Total, que desde ahora queda consagrado un nuevo modelo de Estado en el que, como en la granja de Orwell, todas las comunidades son iguales, pero hay una que es mucho más igual que las demás. Si alguien hubiera dicho hace unos años que el Tribunal Constitucional avalaría este convoluto entre la infamia y la chapuza, habría sido tomado por tan fantasioso o incluso demente como el que en los 70 hubiera pronosticado que el Consejo del Reino incluiría a Adolfo Suárez en una terna de candidatos a la presidencia del Gobierno. Ahí es donde entran en juego las arriesgadas parteras de estas criaturas imposibles, loadas para siempre si el niño sale guapo, como le ocurrió a Torcuato, o cubiertas de perpetuo oprobio, si lo que se alumbra es un monstruo como creo que le ocurrirá a Torcuata.





¿Y cómo se casa esta dura evaluación con toda la pirotecnia de la ampulosa indignación de Montilla y gran parte de la clase política catalana? La respuesta es fácil, pues su estrategia es la de quien habiéndose apropiado de algo que no le corresponde -potestades y competencias anejas a la soberanía nacional- pone el grito en el cielo porque se le obliga a devolver una pequeña parte, buscando la garantía de que le será «restituido» antes o después.

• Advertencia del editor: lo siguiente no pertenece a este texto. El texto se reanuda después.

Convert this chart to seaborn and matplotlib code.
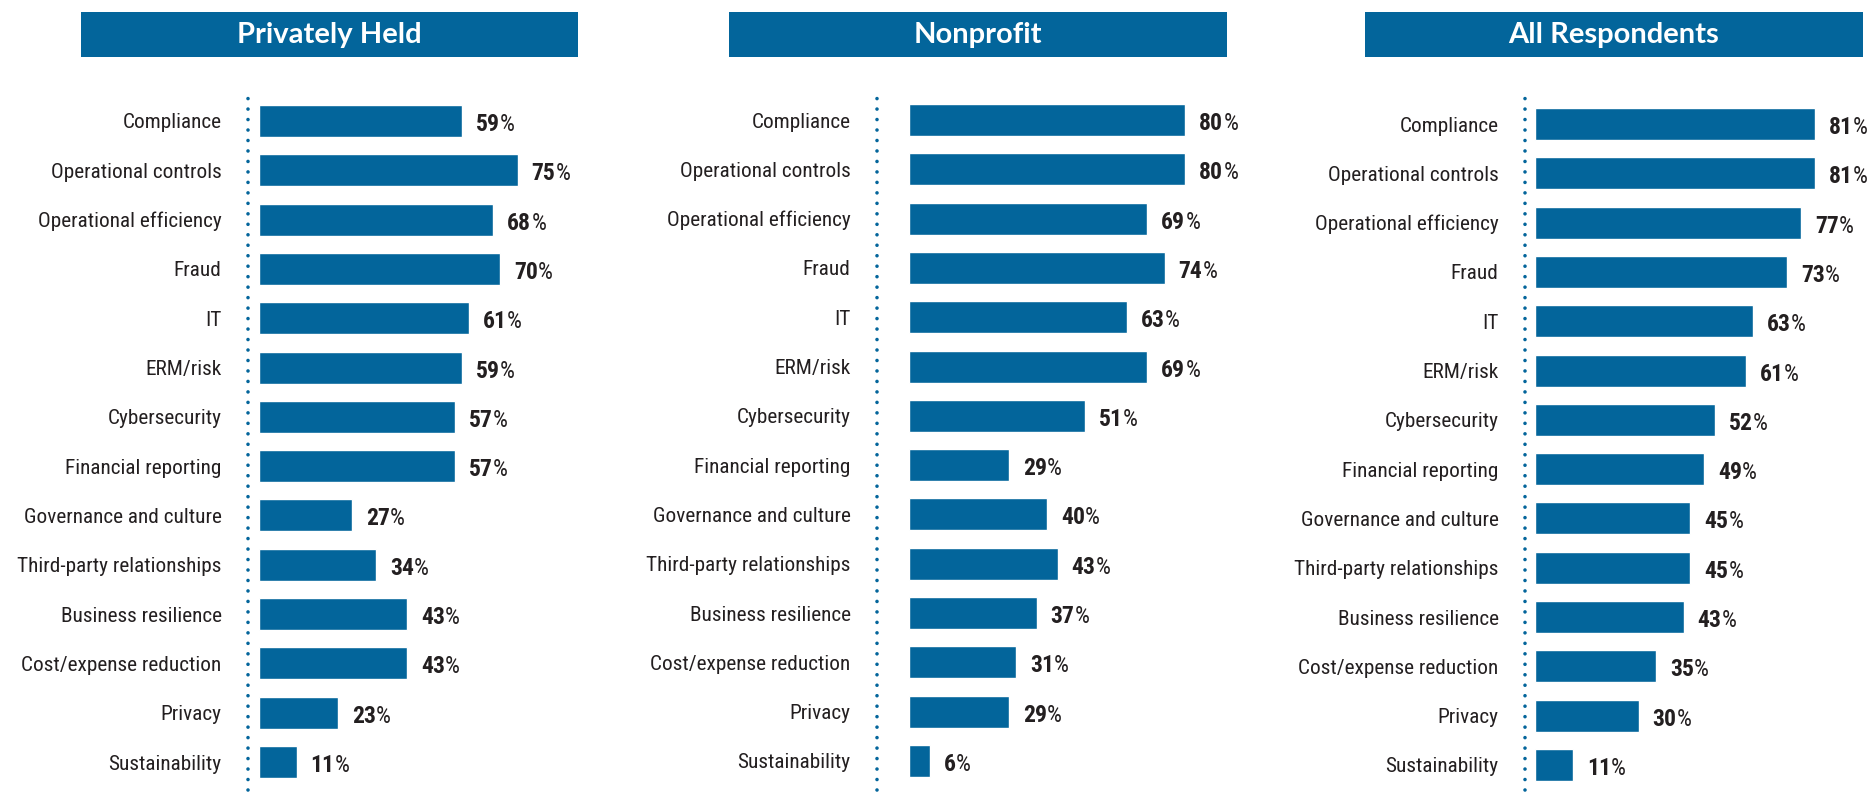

Churchill lo explicó muy bien al resumir lo ocurrido en la conferencia de Múnich sobre Checoslovaquia: hubo un tipo que «en vez de apoderarse de las vituallas que había sobre la mesa, aceptó que se las sirvieran plato a plato»; ese tipo «exigió una libra» y los otros se la dieron; después «exigió dos libras» y, como eso ya era intolerable, los otros lograron convencerle «de que se contentara con una libra, diecisiete chelines y seis peniques, y el resto en promesas de buena voluntad». Y claro que, aunque vulneren los derechos humanos, no estoy equiparando ni a Montilla con Hitler, ni a sus socios con los nazis pues, como ya advertí en mi videoblog cuando Cospedal le llamó «fascista», hasta para profesar ideas aberrantes hay que creer en algo distinto del sillón en el que se aposenta el molt honorable culo.